Coastal wetlands, including salt marshes, cover around 756 thousand km2 globally. With medium sea level rise scenarios (50 cm), a loss of 46-59 % of these habitats is likely by 2100 (Spencer et al., 2016). While coastal populations are increasingly at risk from flooding and erosion, this is particularly the case on coasts fronted by wetlands (Dodd and Ong, 2008). If salt marsh provides effective natural coastal protection, we need to understand how it provides protection from flooding and erosion such that we can safeguard this protective element where possible.

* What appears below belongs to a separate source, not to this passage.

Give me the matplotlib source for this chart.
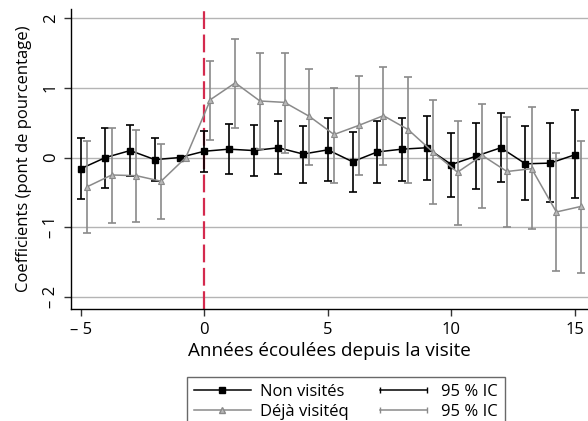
import matplotlib
matplotlib.use("Agg")
import matplotlib.pyplot as plt
from matplotlib.lines import Line2D
from matplotlib.legend_handler import HandlerLine2D
import numpy as np

plt.rcParams['font.family'] = ['Open Sans', 'DejaVu Sans']

years = [-5, -4, -3, -2, -1, 0, 1, 2, 3, 4, 5, 6, 7, 8, 9, 10, 11, 12, 13, 14, 15]

non_visites = [-0.16, 0.00, 0.10, -0.03, 0.00, 0.09, 0.12, 0.10, 0.14, 0.05, 0.11,
               -0.06, 0.08, 0.12, 0.14, -0.10, 0.02, 0.14, -0.09, -0.08, 0.04]
non_lo = [-0.60, -0.44, -0.26, -0.33, None, -0.21, -0.23, -0.27, -0.24, -0.36, -0.33,
          -0.49, -0.36, -0.33, -0.32, -0.56, -0.45, -0.35, -0.61, -0.64, -0.58]
non_hi = [0.28, 0.43, 0.46, 0.28, None, 0.38, 0.48, 0.46, 0.53, 0.45, 0.56,
          0.37, 0.52, 0.57, 0.60, 0.35, 0.49, 0.64, 0.45, 0.49, 0.68]

deja_visite = [-0.42, -0.25, -0.26, -0.34, 0.00, 0.83, 1.07, 0.81, 0.79, 0.59, 0.33,
               0.46, 0.60, 0.40, 0.08, -0.21, 0.03, -0.20, -0.16, -0.78, -0.70]
deja_lo = [-1.08, -0.94, -0.92, -0.88, None, 0.25, 0.42, 0.12, 0.07, -0.10, -0.36,
           -0.25, -0.10, -0.36, -0.67, -0.97, -0.72, -0.99, -1.03, -1.62, -1.65]
deja_hi = [0.23, 0.43, 0.40, 0.20, None, 1.38, 1.70, 1.50, 1.50, 1.27, 1.00,
           1.17, 1.30, 1.15, 0.83, 0.53, 0.76, 0.58, 0.72, 0.06, 0.23]

x_ticks = [-5, 0, 5, 10, 15]
x_ticklabels = ['\u2013 5', '0', '5', '10', '15']
y_ticks = [-2, -1, 0, 1, 2]
y_ticklabels = ['\u2013 2', '\u2013 1', '0', '1', '2']

series_labels = ['Non visités', 'Déjà visitéq']
ci_label = '95 % IC'
xlabel = 'Années écoulées depuis la visite'
ylabel = 'Coefficients (pont de pourcentage)'

BLACK = '#000000'
GRAY = '#8a8a8a'
GRID = '#b4b4b4'
RED = '#d42a4e'
offset = 0.25

fig = plt.figure(figsize=(5.88, 4.21), dpi=100)
ax = fig.add_axes([0.121, 0.266, 0.879, 0.713])

for y in y_ticks:
    ax.axhline(y, color=GRID, lw=1.0, zorder=0)

ax.axvline(0, color=RED, lw=1.6, dashes=(8, 2.5), zorder=1)

def ci_arrays(vals, lo, hi):
    xs, ys, lower, upper = [], [], [], []
    for i, (v, l, h) in enumerate(zip(vals, lo, hi)):
        if l is None:
            continue
        xs.append(i)
        ys.append(v)
        lower.append(v - l)
        upper.append(h - v)
    return xs, ys, [lower, upper]

yrs = np.array(years, dtype=float)

# Non visites
idx, ys, err = ci_arrays(non_visites, non_lo, non_hi)
ax.errorbar(yrs[idx], ys, yerr=err, fmt='none', ecolor=BLACK, elinewidth=1.2,
            capsize=3.0, capthick=1.2, zorder=3)
ax.plot(yrs, non_visites, color=BLACK, lw=1.1, marker='s', markersize=5.0,
        zorder=4)

# Deja visite
idx, ys, err = ci_arrays(deja_visite, deja_lo, deja_hi)
ax.errorbar(yrs[idx] + offset, ys, yerr=err, fmt='none', ecolor=GRAY, elinewidth=1.2,
            capsize=2.6, capthick=1.2, zorder=5)
ax.plot(yrs + offset, deja_visite, color=GRAY, lw=1.1, marker='^', markersize=5.0,
        markerfacecolor='#b8b8b8', markeredgecolor=GRAY, markeredgewidth=0.8, zorder=6)

ax.set_xlim(-5.39, 15.53)
ax.set_ylim(-2.17, 2.13)
ax.set_xticks(x_ticks)
ax.set_xticklabels(x_ticklabels, fontsize=12)
ax.set_yticks(y_ticks)
ax.set_yticklabels(y_ticklabels, fontsize=12, rotation=90, va='center')
ax.tick_params(axis='both', length=5, width=1.0, color='#333333')
ax.tick_params(axis='x', pad=4)
ax.tick_params(axis='y', pad=4)
for s in ['top', 'right']:
    ax.spines[s].set_visible(False)
for s in ['left', 'bottom']:
    ax.spines[s].set_linewidth(1.0)

ax.set_xlabel(xlabel, fontsize=13.6, labelpad=3)
ax.set_ylabel(ylabel, fontsize=12, labelpad=8)

h1 = Line2D([], [], color=BLACK, lw=1.1, marker='s', markersize=4)
h2 = Line2D([], [], color=GRAY, lw=1.1, marker='^', markersize=4,
            markerfacecolor='#b8b8b8', markeredgecolor=GRAY)
c1 = Line2D([], [], color=BLACK, lw=1.1, marker='|', markersize=5)
c2 = Line2D([], [], color=GRAY, lw=1.1, marker='|', markersize=5)
leg = fig.legend([h1, h2, c1, c2],
                 [series_labels[0], series_labels[1], ci_label, ci_label],
                 ncol=2, loc='upper left', bbox_to_anchor=(187 / 588, 1 - 377 / 421),
                 fontsize=12, frameon=True, fancybox=False, edgecolor='#444444',
                 handlelength=3.4, handletextpad=0.55, columnspacing=1.6,
                 borderpad=0.42, borderaxespad=0, labelspacing=0.22,
                 handler_map={c1: HandlerLine2D(numpoints=2),
                              c2: HandlerLine2D(numpoints=2)})
leg.get_frame().set_linewidth(1.0)

fig.savefig('out.png', dpi=100)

This study outlines some key recent advances in the science that has enabled the quantification of coastal protection provided by salt marsh habitats. Such protection is provided through both, (i) the effect of salt marsh surface characteristics on waves and tidal/meteorologically-induced currents and (ii) the provision of a resistant structure with a given elevation, such that water depths in the intertidal zone are reduced.
Results/Conclusions
Evidence for both these coastal protection functions has been provided through empirical field observations and true-to-scale experiments in extreme storm surge conditions. While such evidence is reproducible through numerical modelling approaches, these still require a significant degree of ‘tuning’ against observations of modelled parameters by way of model calibration. Neither the hydrodynamic effect of salt marshes on waves and water levels, nor the likely persistence of salt marsh landforms under a given regime of climatic, hydrodynamic, and sedimentary forcing is currently possible without such in situ calibration. We argue that this is due, in part, to a lack of attention paid to the appropriate scale of representation of critical habitat/landform features within numerical models, alongside a lack of empirical studies that quantify the behaviour of plants and the soil substrate during extreme hydrodynamic forcing conditions and for a wide range of salt marsh vegetation types and spatial configurations. Given technological advances in field and remote sensing methods, the capture of information relating to the coastal protection function of vegetated foreshores is now becoming much easier. Alongside further efforts to capture the interaction between the vegetation canopy, water, and sediment movement, these developments point a way forward for incorporating salt marshes more explicitly as key elements within a broader suite of coastal risk reduction strategies.